Elyes Gabel: He is very open to talking with you, especially about his character. I wanted to know about his childhood because a lot of what we’re motivated to do stems from traumas in his childhood So, I asked him some questions and he was so honest about his parents and why he essentially made the choice to be left-brained rather than right-brained. And I asked him if there was some particular situation that made him do that and he explained to me that there was, going back to his childhood. And it wasn’t a really emotional decision it was just him deciding there was no safety in him making inconsistent decisions. And it almost permeates the way he looks at love in a way and he’s thinking, “Why get hurt when you can be safe and have a lot of money?” And you can fall in love, but the thing is there’s danger in that, isn’t there?

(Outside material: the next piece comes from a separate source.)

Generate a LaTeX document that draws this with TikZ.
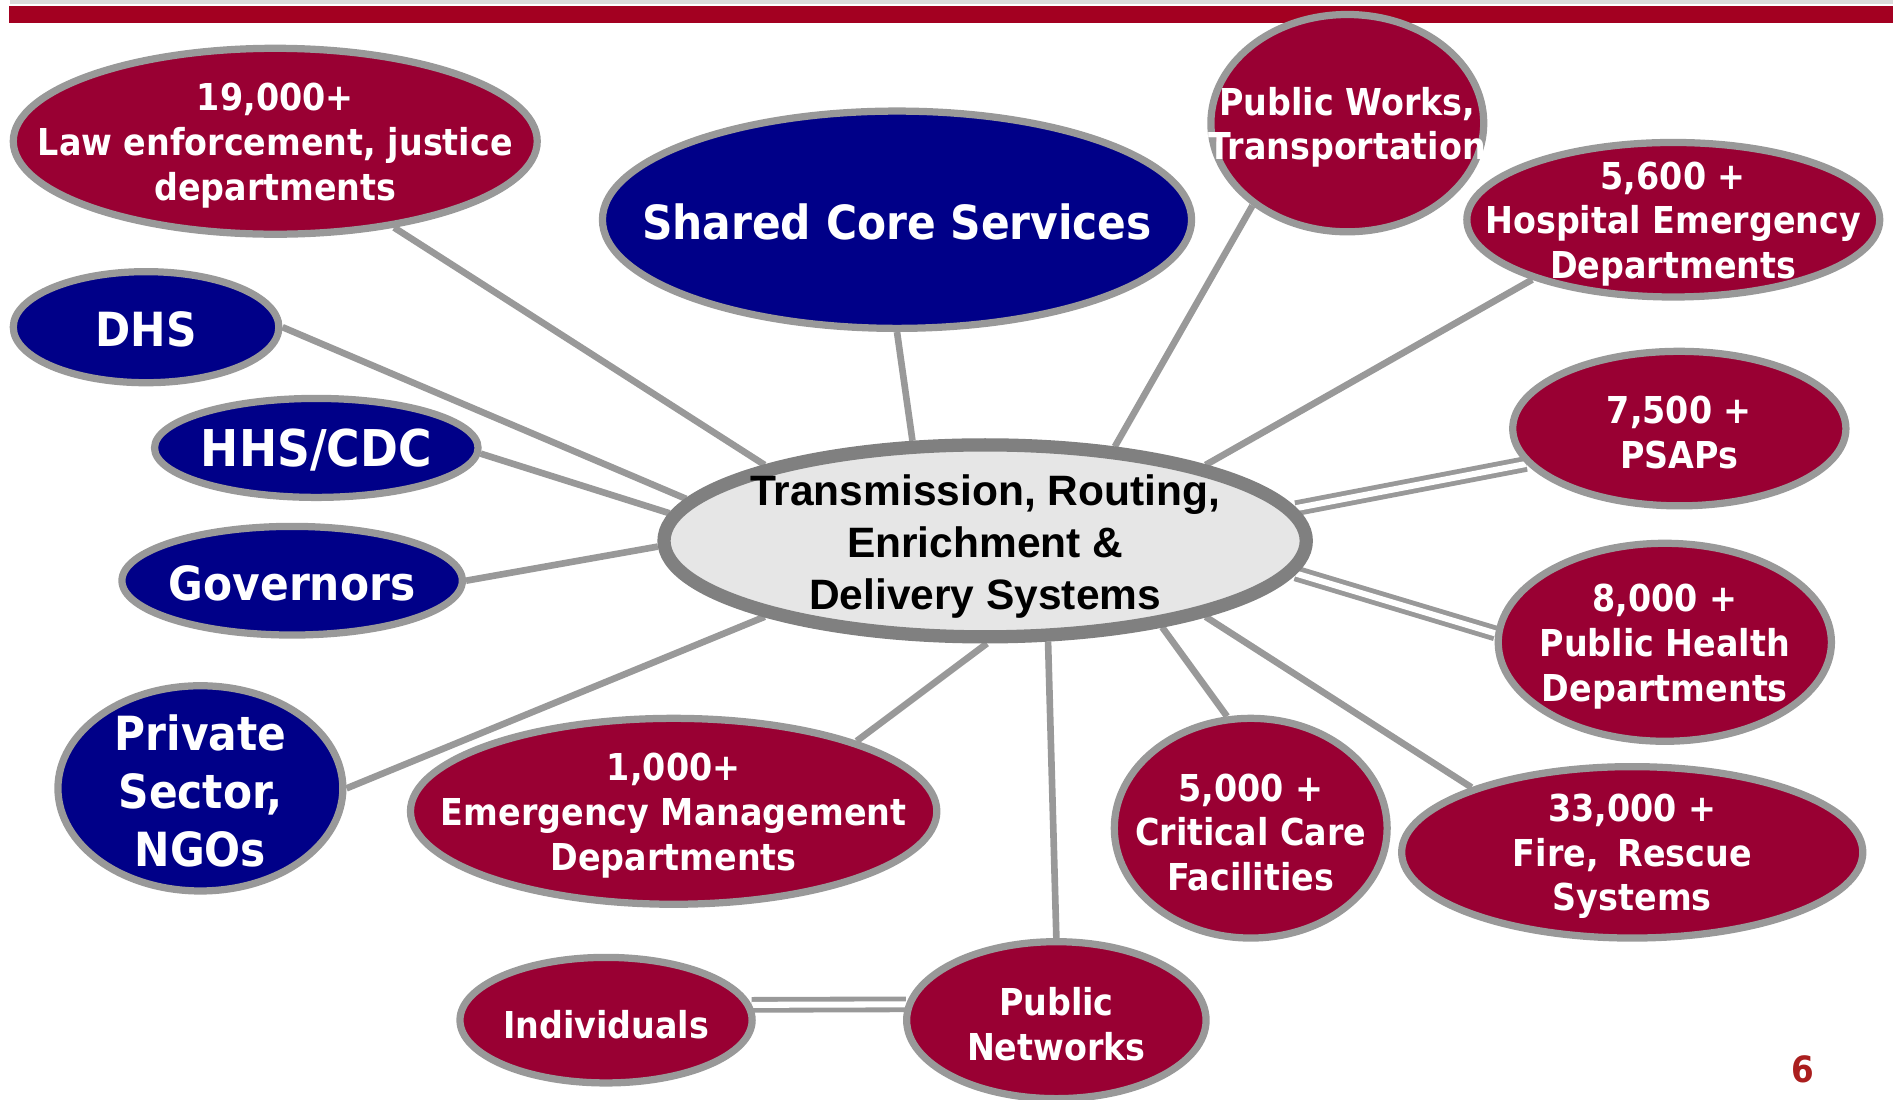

Q) Katherine, we just saw you in “Smash,” and this is a completely different type of show. What made you both want to play these characters?
Katherine McPhee: One thing that drew me to this part is that I’ve never played a mother before. Not to say Karen wasn’t a real character on “Smash.” I think she started as a more well-written, but I wouldn’t say that they continued to write her in a way that played to her strengths. I think this new character is more multi-faceted, just speaking from the “selfish-actor” point of view. Now I feel like I’m playing more of a woman, someone who is really self-sufficient and who takes care of her son and has a lot of responsibility and a lot of things on her shoulders. I felt like a real character with a lot of different possibilities. I’m not a mother, but feeling like there’s something wrong with your child and not be able to fix it. And than this man, Walter, reveals to her that her son isn’t so much a challenge but a genius child. That opens up a lot of possibilities, a glimmer of hope. And he relates to this boy and someone who is shut out of the world. And I represent to the audience the world of high EQ. And then there’s this whole action side that I thought would be really great to be able to do.
Elyes Gabel: I was really attracted in a strange way to playing. I like consistent characters and choices, but here I am playing somebody who doesn’t have the ability to communicate with somebody else. Essentially, the biggest personality trait that the pilot suggests Walter has is an inability to empathize. To be able to communicate that is an exciting challenge because you’re like, “Why do I care about this guy if he doesn’t have the ability to communicate?” You have to find the conflict in that.